What the task requires: Leave out all pictures. Return exactly the lines from the top of the material through the line containing "(title) at (629,165)".

********

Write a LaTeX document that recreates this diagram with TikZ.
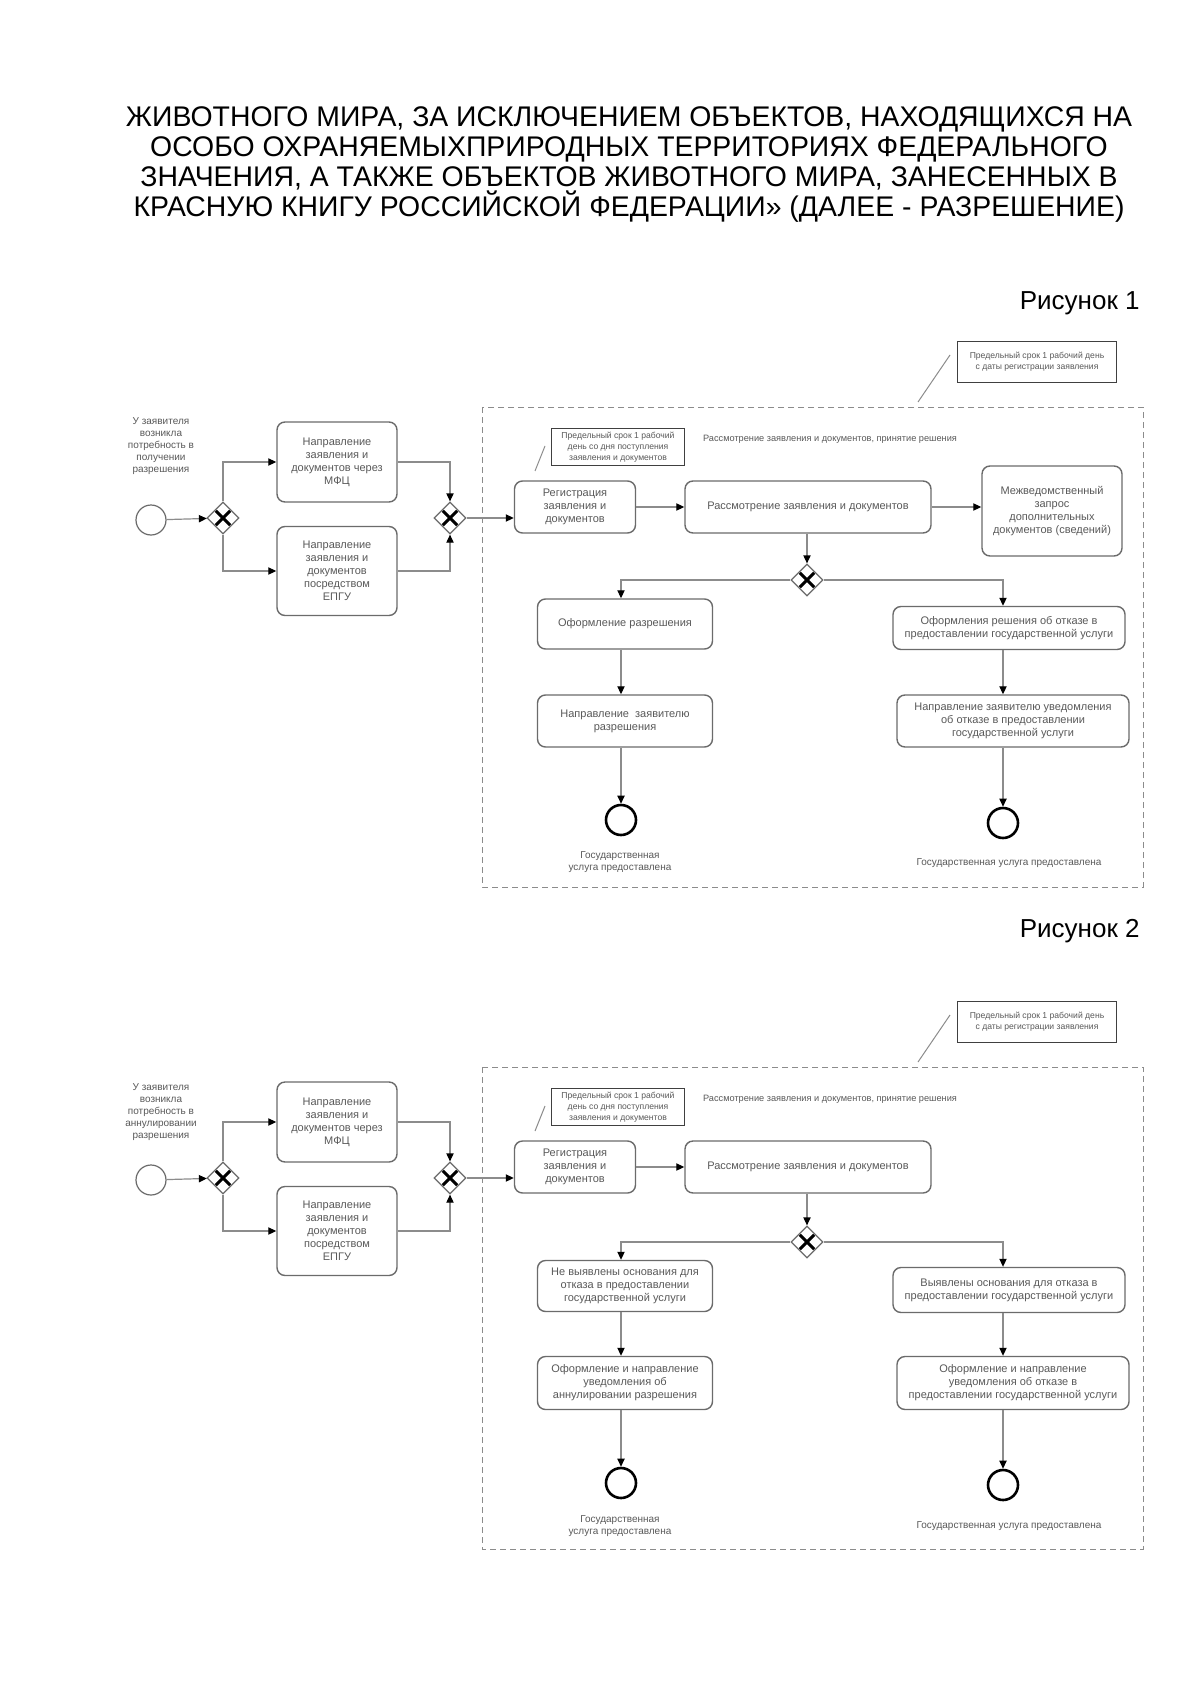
\documentclass[tikz,border=0pt]{standalone}
\usepackage{fontspec}
\setmainfont{Liberation Sans}
\usetikzlibrary{shapes.geometric,arrows.meta}
\definecolor{boxgray}{gray}{0.42}
\definecolor{txtgray}{gray}{0.35}
\definecolor{linegray}{gray}{0.55}
\tikzset{
  task/.style={draw=boxgray, line width=0.7pt, rounded corners=4pt, text=txtgray,
    font=\fontsize{5.5}{6.5}\selectfont, align=center, inner sep=1pt},
  notebox/.style={draw=black!75, line width=0.7pt, text=txtgray,
    font=\fontsize{4.3}{5.5}\selectfont, align=center, inner sep=1pt},
  lbl/.style={text=txtgray, font=\fontsize{5}{5.9}\selectfont, align=center, inner sep=0pt},
  flow/.style={draw=linegray, line width=0.6pt, -{Triangle[length=4pt,width=3.6pt,color=black]}},
  annot/.style={draw=linegray, line width=0.5pt},
  gate/.style={diamond, draw=boxgray, line width=0.6pt, fill=white, minimum width=16pt,
    minimum height=16pt, inner sep=0pt,
    path picture={\draw[black, line width=1.5pt]
      ([shift={(-3.6pt,-3.6pt)}]path picture bounding box.center) -- ([shift={(3.6pt,3.6pt)}]path picture bounding box.center)
      ([shift={(-3.6pt,3.6pt)}]path picture bounding box.center) -- ([shift={(3.6pt,-3.6pt)}]path picture bounding box.center);}},
  startev/.style={circle, draw=boxgray, line width=0.6pt, minimum size=15pt, inner sep=0pt},
  endev/.style={circle, draw=black, line width=1.3pt, minimum size=15pt, inner sep=0pt},
  pool/.style={draw=linegray, line width=0.5pt, dash pattern=on 3pt off 2pt},
  bigtext/.style={font=\fontsize{14.2}{15}\selectfont, align=center, inner sep=0pt},
  figtext/.style={font=\fontsize{13}{15}\selectfont, inner sep=0pt}
}
\begin{document}
\begin{tikzpicture}[x=0.5pt, y=-0.5pt]
\useasboundingbox[fill=white] (0,0) rectangle (1200,1696);

\node[bigtext] (title) at (629,165) {ЖИВОТНОГО МИРА, ЗА ИСКЛЮЧЕНИЕМ ОБЪЕКТОВ, НАХОДЯЩИХСЯ НА\\ОСОБО ОХРАНЯЕМЫХПРИРОДНЫХ ТЕРРИТОРИЯХ ФЕДЕРАЛЬНОГО\\ЗНАЧЕНИЯ, А ТАКЖЕ ОБЪЕКТОВ ЖИВОТНОГО МИРА, ЗАНЕСЕННЫХ В\\КРАСНУЮ КНИГУ РОССИЙСКОЙ ФЕДЕРАЦИИ» (ДАЛЕЕ - РАЗРЕШЕНИЕ)};

\node[figtext, anchor=east] (fig1) at (1140,303) {Рисунок 1};
\node[figtext, anchor=east] (fig2) at (1140,931) {Рисунок 2};

% ---------------- Figure 1 ----------------
\draw[pool] (482,407) rectangle (1143,887);
\node[notebox, minimum width=79.5pt, minimum height=20.5pt] (noteA) at (1037,362) {Предельный срок 1 рабочий день\\с даты регистрации заявления};
\coordinate (nA1) at (950,355);
\coordinate (nA2) at (918,402);
\draw[annot] (nA1) -- (nA2);
\node[notebox, minimum width=66.5pt, minimum height=18.5pt] (noteB) at (618,447) {Предельный срок 1 рабочий\\день со дня поступления\\заявления и документов};
\coordinate (nB1) at (545,446);
\coordinate (nB2) at (535,471);
\draw[annot] (nB1) -- (nB2);
\node[lbl, font=\fontsize{4.6}{5.5}\selectfont] (poolA) at (830,439) {Рассмотрение заявления и документов, принятие решения};

\node[startev] (start) at (151,520) {};
\node[lbl] (startlbl) at (161,446) {У заявителя\\возникла\\потребность в\\получении\\разрешения};
\node[gate] (g1) at (223,518) {};
\node[task, minimum width=60pt, minimum height=40pt] (mfc) at (337,462) {Направление\\заявления и\\документов через\\МФЦ};
\node[task, minimum width=60pt, minimum height=44.5pt] (epgu) at (337,571) {Направление\\заявления и\\документов\\посредством\\ЕПГУ};
\node[gate] (g2) at (450,518) {};
\node[task, minimum width=60.5pt, minimum height=26pt] (reg) at (575,507) {Регистрация\\заявления и\\документов};
\node[task, minimum width=123pt, minimum height=26pt] (rev) at (808,507) {Рассмотрение заявления и документов};
\node[task, minimum width=70pt, minimum height=45pt] (inter) at (1052,511) {Межведомственный\\запрос\\дополнительных\\документов (сведений)};
\node[gate] (g3) at (807,580) {};
\node[task, minimum width=87.5pt, minimum height=25pt] (ok1) at (625,624) {Оформление разрешения};
\node[task, minimum width=116pt, minimum height=21.5pt] (no1) at (1009,628) {Оформления решения об отказе в\\предоставлении государственной услуги};
\node[task, minimum width=87.5pt, minimum height=26pt] (ok2) at (625,721) {Направление \ заявителю\\разрешения};
\node[task, minimum width=116pt, minimum height=26pt] (no2) at (1013,721) {Направление заявителю уведомления\\об отказе в предоставлении\\государственной услуги};
\node[endev] (end1) at (621,820) {};
\node[endev] (end2) at (1003,823) {};
\node[lbl] (end1lbl) at (620,862) {Государственная\\услуга предоставлена};
\node[lbl] (end2lbl) at (1009,863) {Государственная услуга предоставлена};
\coordinate (xl) at (621,0);
\coordinate (xr) at (1003,0);

\draw[flow] (start) -- (g1);
\draw[flow] (g1.north) |- (mfc.west);
\draw[flow] (g1.south) |- (epgu.west);
\draw[flow] (mfc.east) -| (g2.north);
\draw[flow] (epgu.east) -| (g2.south);
\draw[flow] (g2.east) -- (reg.west |- g2.east);
\draw[flow] (reg.east) -- (rev.west);
\draw[flow] (rev.east) -- (rev.east -| inter.west);
\draw[flow] (rev.south -| g3.north) -- (g3.north);
\draw[flow] (g3.west) -| (ok1.north -| xl);
\draw[flow] (g3.east) -| (no1.north -| xr);
\draw[flow] (ok1.south -| xl) -- (ok2.north -| xl);
\draw[flow] (no1.south -| xr) -- (no2.north -| xr);
\draw[flow] (ok2.south -| xl) -- (end1.north);
\draw[flow] (no2.south -| xr) -- (end2.north);

% ---------------- Figure 2 ----------------
\begin{scope}[shift={(0,660)}]
\draw[pool] (482,407) rectangle (1143,889);
\node[notebox, minimum width=79.5pt, minimum height=20.5pt] (noteAb) at (1037,362) {Предельный срок 1 рабочий день\\с даты регистрации заявления};
\coordinate (nA1b) at (950,355);
\coordinate (nA2b) at (918,402);
\draw[annot] (nA1b) -- (nA2b);
\node[notebox, minimum width=66.5pt, minimum height=18.5pt] (noteBb) at (618,447) {Предельный срок 1 рабочий\\день со дня поступления\\заявления и документов};
\coordinate (nB1b) at (545,446);
\coordinate (nB2b) at (535,471);
\draw[annot] (nB1b) -- (nB2b);
\node[lbl, font=\fontsize{4.6}{5.5}\selectfont] (poolAb) at (830,439) {Рассмотрение заявления и документов, принятие решения};

\node[startev] (startb) at (151,520) {};
\node[lbl] (startlblb) at (161,452) {У заявителя\\возникла\\потребность в\\аннулировании\\разрешения};
\node[gate] (g1b) at (223,518) {};
\node[task, minimum width=60pt, minimum height=40pt] (mfcb) at (337,462) {Направление\\заявления и\\документов через\\МФЦ};
\node[task, minimum width=60pt, minimum height=44.5pt] (epgub) at (337,571) {Направление\\заявления и\\документов\\посредством\\ЕПГУ};
\node[gate] (g2b) at (450,518) {};
\node[task, minimum width=60.5pt, minimum height=26pt] (regb) at (575,507) {Регистрация\\заявления и\\документов};
\node[task, minimum width=123pt, minimum height=26pt] (revb) at (808,507) {Рассмотрение заявления и документов};
\node[gate] (g3b) at (807,582) {};
\node[task, minimum width=87.5pt, minimum height=25.5pt] (ok1b) at (625,626) {Не выявлены основания для\\отказа в предоставлении\\государственной услуги};
\node[task, minimum width=116pt, minimum height=22.5pt] (no1b) at (1009,630) {Выявлены основания для отказа в\\предоставлении государственной услуги};
\node[task, minimum width=87.5pt, minimum height=26.5pt] (ok2b) at (625,723) {Оформление и направление\\уведомления об\\аннулировании разрешения};
\node[task, minimum width=116pt, minimum height=26.5pt] (no2b) at (1013,723) {Оформление и направление\\уведомления об отказе в\\предоставлении государственной услуги};
\node[endev] (end1b) at (621,823) {};
\node[endev] (end2b) at (1003,825) {};
\node[lbl] (end1lblb) at (620,866) {Государственная\\услуга предоставлена};
\node[lbl] (end2lblb) at (1009,866) {Государственная услуга предоставлена};
\coordinate (xlb) at (621,0);
\coordinate (xrb) at (1003,0);

\draw[flow] (startb) -- (g1b);
\draw[flow] (g1b.north) |- (mfcb.west);
\draw[flow] (g1b.south) |- (epgub.west);
\draw[flow] (mfcb.east) -| (g2b.north);
\draw[flow] (epgub.east) -| (g2b.south);
\draw[flow] (g2b.east) -- (regb.west |- g2b.east);
\draw[flow] (regb.east) -- (revb.west);
\draw[flow] (revb.south -| g3b.north) -- (g3b.north);
\draw[flow] (g3b.west) -| (ok1b.north -| xlb);
\draw[flow] (g3b.east) -| (no1b.north -| xrb);
\draw[flow] (ok1b.south -| xlb) -- (ok2b.north -| xlb);
\draw[flow] (no1b.south -| xrb) -- (no2b.north -| xrb);
\draw[flow] (ok2b.south -| xlb) -- (end1b.north);
\draw[flow] (no2b.south -| xrb) -- (end2b.north);
\end{scope}
\end{tikzpicture}
\end{document}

********

Worked answer:
Write a LaTeX document that recreates this diagram with TikZ.
\documentclass[tikz,border=0pt]{standalone}
\usepackage{fontspec}
\setmainfont{Liberation Sans}
\usetikzlibrary{shapes.geometric,arrows.meta}
\definecolor{boxgray}{gray}{0.42}
\definecolor{txtgray}{gray}{0.35}
\definecolor{linegray}{gray}{0.55}
\tikzset{
  task/.style={draw=boxgray, line width=0.7pt, rounded corners=4pt, text=txtgray,
    font=\fontsize{5.5}{6.5}\selectfont, align=center, inner sep=1pt},
  notebox/.style={draw=black!75, line width=0.7pt, text=txtgray,
    font=\fontsize{4.3}{5.5}\selectfont, align=center, inner sep=1pt},
  lbl/.style={text=txtgray, font=\fontsize{5}{5.9}\selectfont, align=center, inner sep=0pt},
  flow/.style={draw=linegray, line width=0.6pt, -{Triangle[length=4pt,width=3.6pt,color=black]}},
  annot/.style={draw=linegray, line width=0.5pt},
  gate/.style={diamond, draw=boxgray, line width=0.6pt, fill=white, minimum width=16pt,
    minimum height=16pt, inner sep=0pt,
    path picture={\draw[black, line width=1.5pt]
      ([shift={(-3.6pt,-3.6pt)}]path picture bounding box.center) -- ([shift={(3.6pt,3.6pt)}]path picture bounding box.center)
      ([shift={(-3.6pt,3.6pt)}]path picture bounding box.center) -- ([shift={(3.6pt,-3.6pt)}]path picture bounding box.center);}},
  startev/.style={circle, draw=boxgray, line width=0.6pt, minimum size=15pt, inner sep=0pt},
  endev/.style={circle, draw=black, line width=1.3pt, minimum size=15pt, inner sep=0pt},
  pool/.style={draw=linegray, line width=0.5pt, dash pattern=on 3pt off 2pt},
  bigtext/.style={font=\fontsize{14.2}{15}\selectfont, align=center, inner sep=0pt},
  figtext/.style={font=\fontsize{13}{15}\selectfont, inner sep=0pt}
}
\begin{document}
\begin{tikzpicture}[x=0.5pt, y=-0.5pt]
\useasboundingbox[fill=white] (0,0) rectangle (1200,1696);

\node[bigtext] (title) at (629,165) {ЖИВОТНОГО МИРА, ЗА ИСКЛЮЧЕНИЕМ ОБЪЕКТОВ, НАХОДЯЩИХСЯ НА\\ОСОБО ОХРАНЯЕМЫХПРИРОДНЫХ ТЕРРИТОРИЯХ ФЕДЕРАЛЬНОГО\\ЗНАЧЕНИЯ, А ТАКЖЕ ОБЪЕКТОВ ЖИВОТНОГО МИРА, ЗАНЕСЕННЫХ В\\КРАСНУЮ КНИГУ РОССИЙСКОЙ ФЕДЕРАЦИИ» (ДАЛЕЕ - РАЗРЕШЕНИЕ)};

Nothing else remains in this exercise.